Baca – tulis setidaknya akan memberikan mereka lebih banyak pilihan, karena hanya lewat pendidikan yang baik, mereka mampu bersaing dengan dunia di luar Papua, bukan hanya itu, mereka mampu menentukan arah pembangunan daerahnya sendiri.
Mau, tidak mau, HARUS, karena modernitas sudah mulai “menggilas” tanah yang mereka tinggali”
– Butet Manurung –
Banyak orang salah mengartikan tema literasi. Di masyarakat, literasi sering diartikan, terbatas pada tema bebas dari buta aksara. National Institute for Literacy, mendefinisikan literasi tidak sekedar bebas dari buta aksara, tetapi sebagai kemampuan individu untuk membaca, menulis, berbicara, menghitung, dan memecahkan masalah pada tingkat keahlian yang diperlukan dalam pekerjaan, keluarga, dan masyarakat.
Mengingat demikian pentingnya kemampuan literasi maka perlu menjadi prioritas dalam pendidikan dasar. Banyak manfaat yang kita dapatkan, jika memiliki kemampuan literasi yang baik. Kita bisa mendapatkan informasi, pengetahuan, memenuhi tuntutan intelektual, meningkatkan minat terhadap suatu bidang, dan juga mampu meningkatkan konsentrasi.

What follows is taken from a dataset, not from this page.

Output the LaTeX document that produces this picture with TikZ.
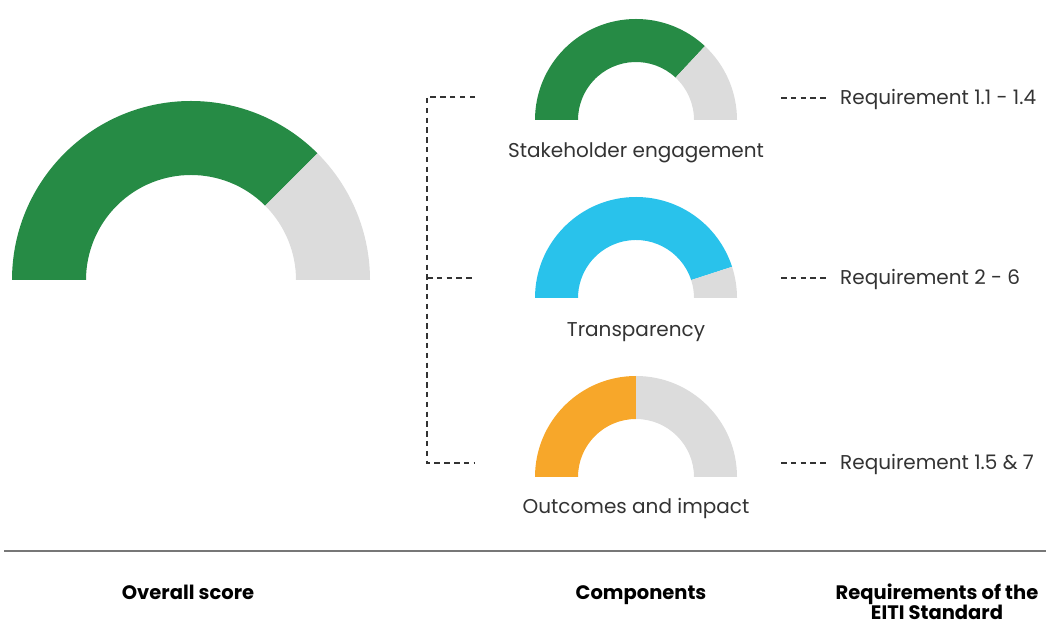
\documentclass[tikz,border=0pt]{standalone}
\usepackage{fontspec}
\setmainfont{Poppins}
\definecolor{scoregreen}{HTML}{268B45}
\definecolor{scoreblue}{HTML}{29C2EB}
\definecolor{scoreorange}{HTML}{F7A72A}
\definecolor{scoregray}{HTML}{DCDCDC}
\definecolor{textgray}{HTML}{333333}
\definecolor{rulegray}{HTML}{777777}
\tikzset{
	gaugelabel/.style = {align=center, inner sep=0pt, text=textgray, font=\fontsize{20}{24}\selectfont},
	reqlabel/.style = {anchor=west, inner sep=0pt, text=textgray, font=\fontsize{20}{24}\selectfont},
	headlabel/.style = {align=center, inner sep=0pt, text=black, font=\fontsize{19.5}{24}\selectfont\bfseries},
	connector/.style = {draw=textgray, line width=1.3pt, dash pattern=on 5.5pt off 4.3pt}
}
\newcommand\gaugearc[6]{%
	\fill[#6] ([shift={(#4:#2)}]#1) arc[start angle=#4, end angle=#5, radius=#2]
		-- ([shift={(#5:#3)}]#1) arc[start angle=#5, end angle=#4, radius=#3] -- cycle;}

\begin{document}
\begin{tikzpicture}[x=1pt, y=1pt]
		\useasboundingbox (0,0) rectangle (1046,626);
		\coordinate (overall) at (191,346);
		\coordinate (stake) at (636,506);
		\coordinate (transp) at (636,328);
		\coordinate (outcome) at (636,149);
		\gaugearc{overall}{179}{105}{180}{45}{scoregreen}
		\gaugearc{overall}{179}{105}{45}{0}{scoregray}
		\gaugearc{stake}{101}{58}{180}{47}{scoregreen}
		\gaugearc{stake}{101}{58}{47}{0}{scoregray}
		\gaugearc{transp}{101}{58}{180}{18}{scoreblue}
		\gaugearc{transp}{101}{58}{18}{0}{scoregray}
		\gaugearc{outcome}{101}{58}{180}{90}{scoreorange}
		\gaugearc{outcome}{101}{58}{90}{0}{scoregray}
		\node [gaugelabel] (stakelbl) at (636,473) {Stakeholder engagement};
		\node [gaugelabel] (transplbl) at (636,294) {Transparency};
		\node [gaugelabel] (outcomelbl) at (636,118) {Outcomes and impact};
		\coordinate (b1) at (427,529);
		\coordinate (b2) at (427,348);
		\coordinate (b3) at (427,163);
		\coordinate (c1) at (475,529);
		\coordinate (c2) at (475,348);
		\coordinate (c3) at (475,163);
		\coordinate (r1) at (781,528);
		\coordinate (r2) at (781,348);
		\coordinate (r3) at (781,163);
		\node [reqlabel] (req1) at (840,527) {Requirement 1.1 - 1.4};
		\node [reqlabel] (req2) at (840,347) {Requirement 2 - 6};
		\node [reqlabel] (req3) at (840,162) {Requirement 1.5 \& 7};
		\draw [connector] (c1) -- (b1) -- (b3) -- (c3);
		\draw [connector] (b2) -- (c2);
		\draw [connector] (r1) -- ([xshift=-11pt]req1.west |- r1);
		\draw [connector] (r2) -- ([xshift=-11pt]req2.west |- r2);
		\draw [connector] (r3) -- ([xshift=-11pt]req3.west |- r3);
		\draw [rulegray, line width=1.5pt] (4,75) -- (1046,75);
		\node [headlabel, anchor=base] (overalllbl) at (188,27) {Overall score};
		\node [headlabel, anchor=base] (complbl) at (641,27) {Components};
		\node [headlabel, anchor=base] (reqlbl) at (937,27) {Requirements of the};
		\node [headlabel, anchor=base] (eitilbl) at (937,6) {EITI Standard};
\end{tikzpicture}
\end{document}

Menurut Lerner (1988:349), kemampuan membaca dan memahami bacaan merupakan dasar untuk menguasai berbagai bidang studi. Jika anak pada usia sekolah permulaan tidak segera memiliki kemampuan membaca, maka ia akan mengalami banyak kesulitan dalam mempelajari berbagai bidang studi pada kelas-kelas berikutnya.
Merujuk pada hasil survei United Nations Educational, Scientific and Cultural Organization (Unesco) pada 2011, indeks tingkat membaca masyarakat Indonesia hanya 0,001 persen. Artinya, hanya ada satu orang dari 1000 penduduk yang masih ‘mau’ membaca buku secara serius (tinggi). Kondisi ini menempatkan Indonesia pada posisi 124 dari 187 negara dalam penilaian Indeks Pembangunan Manusia (IPM). Melihat rendahnya minat membaca masyarakat Indonesia, ini akan berdampak pada rendahnya kualitas sumber daya manusia Indonesia yang akan menghadapi MEA (Mayarakat Ekonomi Asean) sehingga masyarakat Indonesia akan sangat sulit untuk bisa bersaing dengan masyarakat dari negara lain di Asean.
Ini yang membuat tema literasi menjadi salah satu fokus yang kami kerjakan di sekolah-sekolah daerah yang kami garap.